Corrosion Study of API 5L X60 Gas Pipelines Steels in NS(4) Simulated Soil
Résumé
External corrosion and cracking are the major threats and the principal
mechanisms of buried pipelines deterioration. Indeed they reduce the structural integrity of the transmission system of gas pipelines. Investigations carried out on GZ1 site line, in Algeria, after about 30 years of exploitation under high pressure revealed that under certain conditions the not protected surfaces in contact with the ground developed many failures by corrosion and cracking: coating failure, reductions in thickness, pitting, etc. In this study the methodology was defined initially, by an expertise of the characteristic parameters of working GZ1 line which broke due to external corrosion, and then a simulation, in laboratory, of the conditions and the corrosion damage mechanisms. We were particularly interested in the corrosive electrolytic medium choice because it can simulate NS4 soil solution and the protection system by using corrosion inhibitors containing polyphosphates.
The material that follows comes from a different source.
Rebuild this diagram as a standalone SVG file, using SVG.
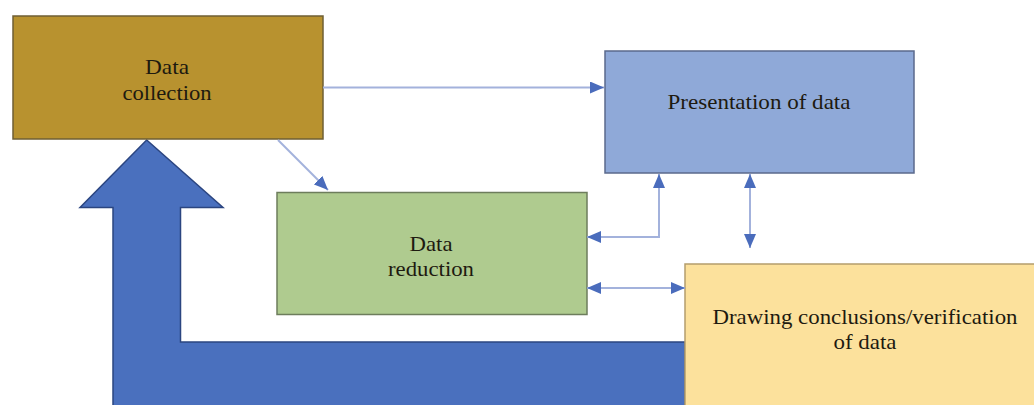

Results showed that the corrosion potential is slightly moved towards the anodic values, when the pH of soil solution tends to a light acidity. This shift goes with a clear reduction of anodic and cathodic current densities and the polarization resistance Rp decreases. In the explored temperature range and simulating soil, corrosion current density increases with temperature increase. The corrosion activation energy increases with temperature according to the soil environment. Nyquist diagrams present the same general form for corrosion according to the slightly neutral pH for various immersion times in the steel/test solution interface.